Belum diketahui bagaimana para CTKI tersebut akan membayar biaya transportasi dan akomodasi kepada perekrut.

Biasanya, biaya keberangkatan dan jaminan kerja di Malaysia dipotong dari gaji mereka atau bisa langsung dibayarkan secara tunai sesampainya di Malaysia. "Dalam kasus ini, para CTKI mengaku dimintai uang RM 500, tetapi belum terjadi transaksi itu," jelasnya.

Selain tujuh CTKI ilegal, termasuk bayi berusia lima bulan, TNI AL juga mengamankan satu unit speed boat berwarna hijau bermesin 40 PK dan motorisnya, N (45).

Barang bukti lain yang diamankan termasuk sebuah koper, lima tas berisi pakaian, dua kardus makanan, dan lima plastik makanan ringan.

Kepala Seksi Penempatan BP3MI Kabupaten Nunukan, Wina Veronika Anggalo, menegaskan bahwa tindakan pencegahan keberangkatan CTKI ilegal merupakan salah satu kendala yang dihadapi BP3MI.

Keterbatasan sumber daya manusia dan banyaknya jalur tikus di sepanjang perairan perbatasan RI-Malaysia memerlukan sinergi antar instansi untuk meminimalisir keberangkatan CTKI unprosedural yang rawan eksploitasi dan kejahatan kemanusiaan lainnya.

"Sinergi seperti ini sangat membantu BP3MI dalam penindakan.

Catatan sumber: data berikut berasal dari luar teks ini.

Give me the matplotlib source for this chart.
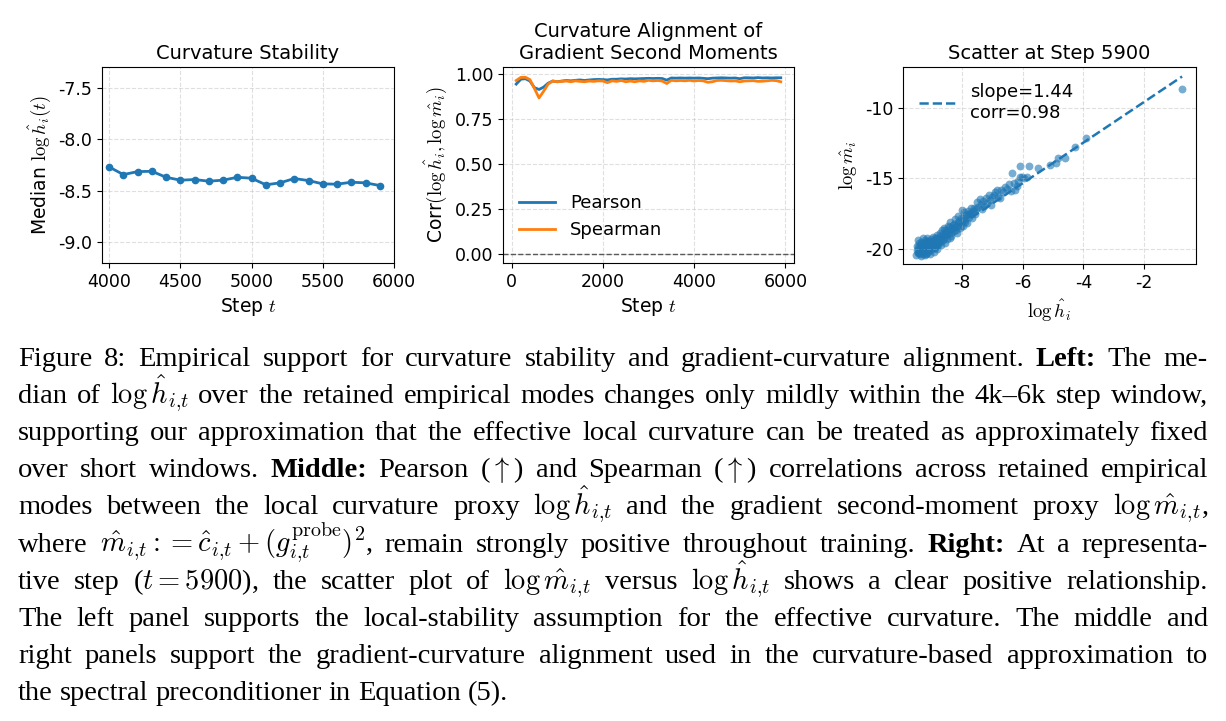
import matplotlib
matplotlib.use("Agg")
import matplotlib.pyplot as plt
import numpy as np

plt.rcParams["axes.unicode_minus"] = False
plt.rcParams["mathtext.fontset"] = "cm"
plt.rcParams["font.size"] = 13.5
plt.rcParams["xtick.labelsize"] = 12.5
plt.rcParams["ytick.labelsize"] = 12.5
plt.rcParams["legend.fontsize"] = 13

# left panel: median log curvature
steps_left = [4000, 4100, 4200, 4300, 4400, 4500, 4600, 4700, 4800, 4900,
              5000, 5100, 5200, 5300, 5400, 5500, 5600, 5700, 5800, 5900]
median_logh = [-8.269, -8.343, -8.314, -8.311, -8.369, -8.397, -8.391, -8.407, -8.397, -8.369,
               -8.378, -8.442, -8.423, -8.381, -8.401, -8.433, -8.436, -8.417, -8.423, -8.449]

# middle panel: correlations over training
steps_mid = list(range(100, 6000, 100))
pearson = [0.945, 0.972, 0.975, 0.962, 0.925, 0.915, 0.928, 0.950, 0.962, 0.958,
           0.962, 0.965, 0.963, 0.966, 0.968, 0.965, 0.968, 0.970, 0.971, 0.970,
           0.968, 0.972, 0.972, 0.974, 0.973, 0.975, 0.974, 0.975, 0.976, 0.977,
           0.976, 0.977, 0.976, 0.967, 0.979, 0.978, 0.979, 0.978, 0.979, 0.978,
           0.979, 0.977, 0.975, 0.978, 0.979, 0.980, 0.979, 0.978, 0.979, 0.975,
           0.980, 0.980, 0.979, 0.981, 0.979, 0.980, 0.979, 0.980, 0.980]
spearman = [0.965, 0.982, 0.983, 0.970, 0.920, 0.868, 0.905, 0.945, 0.962, 0.958,
            0.960, 0.962, 0.958, 0.963, 0.960, 0.958, 0.962, 0.960, 0.963, 0.962,
            0.953, 0.963, 0.960, 0.965, 0.958, 0.962, 0.958, 0.963, 0.960, 0.966,
            0.963, 0.965, 0.962, 0.948, 0.966, 0.963, 0.965, 0.963, 0.966, 0.962,
            0.965, 0.963, 0.955, 0.958, 0.965, 0.966, 0.964, 0.962, 0.963, 0.958,
            0.962, 0.963, 0.964, 0.960, 0.961, 0.963, 0.966, 0.964, 0.958]

# right panel: scatter at step 5900
log_h = [-9.52, -9.50, -9.48, -9.46, -9.45, -9.43, -9.42, -9.40, -9.38, -9.36,
         -9.35, -9.33, -9.31, -9.30, -9.28, -9.27, -9.25, -9.23, -9.22, -9.20,
         -9.18, -9.17, -9.15, -9.13, -9.12, -9.10, -9.08, -9.07, -9.05, -9.03,
         -9.02, -9.00, -8.98, -8.97, -8.95, -8.93, -8.92, -8.90, -8.88, -8.86,
         -8.85, -8.83, -8.82, -8.80, -8.78,
         -8.75, -8.72, -8.70, -8.68, -8.66, -8.63, -8.60, -8.58, -8.55, -8.54,
         -8.50, -8.47, -8.44, -8.40, -8.39, -8.38, -8.35, -8.31, -8.28, -8.25,
         -8.22, -8.18, -8.15, -8.12, -8.08, -8.05, -8.02, -8.00, -7.98, -7.95,
         -7.92, -7.88, -7.85, -7.82, -7.78, -7.75, -7.71, -7.68, -7.65, -7.62,
         -7.55, -7.50, -7.47, -7.42, -7.38, -7.35, -7.30, -7.27, -7.22, -7.18,
         -7.12, -7.08, -7.04, -7.00, -6.96, -6.92, -6.85, -6.80, -6.74, -6.70,
         -6.64, -6.60, -6.52, -6.45, -6.40, -6.34, -6.30, -6.24, -6.19, -6.15,
         -6.10, -6.08, -6.02, -5.95, -5.85, -5.78, -5.50, -5.09, -4.89, -4.84,
         -4.59, -4.26, -3.91, -0.74,
         -9.47, -9.44, -9.41, -9.37, -9.34, -9.29, -9.26, -9.21, -9.19, -9.16,
         -9.11, -9.09, -9.06, -9.01, -8.99, -8.94, -8.91, -8.87, -8.84, -8.79,
         -8.73, -8.69, -8.64, -8.61, -8.56, -8.52, -8.46, -8.42, -8.36, -8.33,
         -8.27, -8.21, -8.16, -8.10, -8.04, -7.96, -7.90, -7.80, -7.70, -7.58]
log_m = [-20.45, -20.10, -19.80, -20.30, -19.35, -19.60, -20.00, -20.40, -19.90, -20.50,
         -19.50, -20.20, -19.70, -19.25, -20.35, -19.95, -19.60, -20.45, -19.40, -20.10,
         -19.75, -19.20, -20.30, -19.55, -19.90, -20.15, -19.45, -20.40, -19.85, -19.30,
         -19.70, -20.05, -19.45, -19.15, -19.85, -20.25, -19.55, -19.20, -19.95, -19.60,
         -19.35, -20.05, -19.05, -19.45, -19.75,
         -19.50, -18.90, -19.25, -19.70, -18.70, -19.40, -18.50, -19.05, -19.60, -18.80,
         -19.30, -18.40, -18.90, -18.10, -19.25, -18.60, -19.10, -18.30, -18.75, -17.90,
         -18.45, -18.90, -18.10, -17.70, -18.50, -18.20, -17.80, -17.24, -18.35, -17.40,
         -17.95, -17.60, -18.15, -17.30, -17.75, -17.50, -17.10, -17.85, -17.30, -17.10,
         -17.20, -16.70, -17.00, -16.50, -16.85, -17.20, -16.60, -16.95, -16.40, -16.75,
         -16.20, -16.55, -16.90, -16.30, -16.18, -16.00, -15.82, -16.35, -16.41, -15.80,
         -15.94, -15.60, -15.75, -15.40, -15.90, -14.60, -15.35, -15.82, -15.54, -15.20,
         -14.88, -14.13, -14.93, -15.00, -14.88, -14.13, -14.29, -14.05, -13.94, -13.58,
         -13.58, -12.80, -12.17, -8.66,
         -20.20, -19.90, -20.25, -19.65, -20.05, -19.85, -20.15, -19.80, -20.40, -19.45,
         -19.80, -20.00, -19.60, -19.90, -19.55, -19.75, -19.40, -19.80, -19.25, -19.60,
         -19.10, -19.45, -18.95, -19.20, -18.65, -19.00, -18.70, -18.45, -18.85, -18.50,
         -18.25, -18.65, -18.35, -18.00, -18.40, -17.85, -18.10, -17.55, -17.45, -17.50]
fit_slope = 1.44
fit_intercept = -6.71
fit_corr = 0.98

caption = [
    "Figure 8: Empirical support for curvature stability and gradient-curvature alignment. **Left:** The me-",
    r"dian of $\log\hat{h}_{i{,}t}$ over the retained empirical modes changes only mildly within the 4k–6k step window,",
    "supporting our approximation that the effective local curvature can be treated as approximately fixed",
    r"over short windows. **Middle:** Pearson ($\uparrow$) and Spearman ($\uparrow$) correlations across retained empirical",
    r"modes between the local curvature proxy $\log\hat{h}_{i{,}t}$ and the gradient second-moment proxy $\log\hat{m}_{i{,}t}$,",
    r"where $\hat{m}_{i{,}t}{:}{=}\hat{c}_{i{,}t}+(g_{i{,}t}^{\mathrm{probe}})^2$, remain strongly positive throughout training. **Right:** At a representa-",
    r"tive step ($t=5900$), the scatter plot of $\log\hat{m}_{i{,}t}$ versus $\log\hat{h}_{i{,}t}$ shows a clear positive relationship.",
    "The left panel supports the local-stability assumption for the effective curvature. The middle and",
    "right panels support the gradient-curvature alignment used in the curvature-based approximation to",
    "the spectral preconditioner in Equation (5).",
]

W, H = 1226, 721
fig = plt.figure(figsize=(W / 100, H / 100), dpi=100)

ax1 = fig.add_axes([102 / W, 1 - 263 / H, 292 / W, 196 / H])
ax2 = fig.add_axes([503 / W, 1 - 263 / H, 291 / W, 196 / H])
ax3 = fig.add_axes([903 / W, 1 - 264 / H, 293 / W, 197 / H])

for ax in (ax1, ax2, ax3):
    ax.grid(True, linestyle="--", alpha=0.4)

ax1.plot(steps_left, median_logh, "o-", color="C0", lw=2, ms=4.5)
ax1.set_xlim(3950, 6000)
ax1.set_ylim(-9.2, -7.3)
ax1.set_xticks([4000, 4500, 5000, 5500, 6000])
ax1.set_yticks([-9.0, -8.5, -8.0, -7.5])
ax1.set_title("Curvature Stability", fontsize=14)
ax1.set_xlabel("Step $t$")
ax1.set_ylabel(r"Median $\log\hat{h}_i(t)$")

ax2.plot(steps_mid, pearson, color="C0", lw=2, label="Pearson")
ax2.plot(steps_mid, spearman, color="C1", lw=2, label="Spearman")
ax2.axhline(0, color="0.35", ls="--", lw=1)
ax2.set_ylim(-0.05, 1.04)
ax2.set_xticks([0, 2000, 4000, 6000])
ax2.set_yticks([0.0, 0.25, 0.5, 0.75, 1.0])
ax2.set_title("Curvature Alignment of\nGradient Second Moments", fontsize=14)
ax2.set_xlabel("Step $t$")
ax2.set_ylabel(r"Corr$(\log\hat{h}_i,\log\hat{m}_i)$")
ax2.legend(loc="lower left", frameon=False, bbox_to_anchor=(0.0, 0.04))

ax3.scatter(log_h, log_m, s=32, alpha=0.6, color="C0", linewidths=0)
xx = np.array([min(log_h), max(log_h)])
ax3.plot(xx, fit_slope * xx + fit_intercept, "--", color="C0", lw=1.8,
         label=f"slope={fit_slope:.2f}\ncorr={fit_corr:.2f}")
ax3.set_xlim(-9.95, -0.28)
ax3.set_ylim(-21.08, -7.1)
ax3.set_xticks([-8, -6, -4, -2])
ax3.set_yticks([-20, -15, -10])
ax3.set_title("Scatter at Step 5900", fontsize=14)
ax3.set_xlabel(r"$\log\hat{h}_i$")
ax3.set_ylabel(r"$\log\hat{m}_i$")
ax3.legend(loc="upper left", frameon=False)

# justified caption, word by word
cap_fs = 20.5
left_px, right_px = 18, 1208
baselines = [366, 403, 440, 477, 514, 552, 589, 626, 663, 700]
renderer = fig.canvas.get_renderer()
for k, line in enumerate(caption):
    texts = []
    for w in line.split(" "):
        bold = w.startswith("**")
        t = fig.text(0, 1 - baselines[k] / H, w.replace("**", ""), fontsize=cap_fs,
                     family="Liberation Serif", weight="bold" if bold else "normal",
                     va="baseline", ha="left")
        texts.append(t)
    widths = [t.get_window_extent(renderer).width for t in texts]
    if k < len(caption) - 1:
        gap = (right_px - left_px - sum(widths)) / (len(texts) - 1)
    else:
        gap = 0.25 * cap_fs * 100 / 72
    x = left_px
    for t, wd in zip(texts, widths):
        t.set_x(x / W)
        x += wd + gap

fig.savefig("out.png", dpi=100)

Kami berharap kasus-kasus penyelundupan CTKI ilegal bisa diberantas," kata Wina.

BP3MI Nunukan berencana untuk mengarahkan para CTKI tersebut agar melakukan keberangkatan secara resmi.

Jika mereka ingin bekerja di perusahaan perkebunan kelapa sawit di Nunukan, BP3MI akan memberikan rekomendasi agar mereka bisa dipekerjakan.

"Kalau memang harus bekerja di Malaysia, maka mereka harus melengkapi diri dengan berkas keimigrasian, paspor, visa kerja, dan melalui pelatihan. Kami akan dorong hal tersebut, sesuai UU Nomor 18 Tahun 2017," tegas Wina.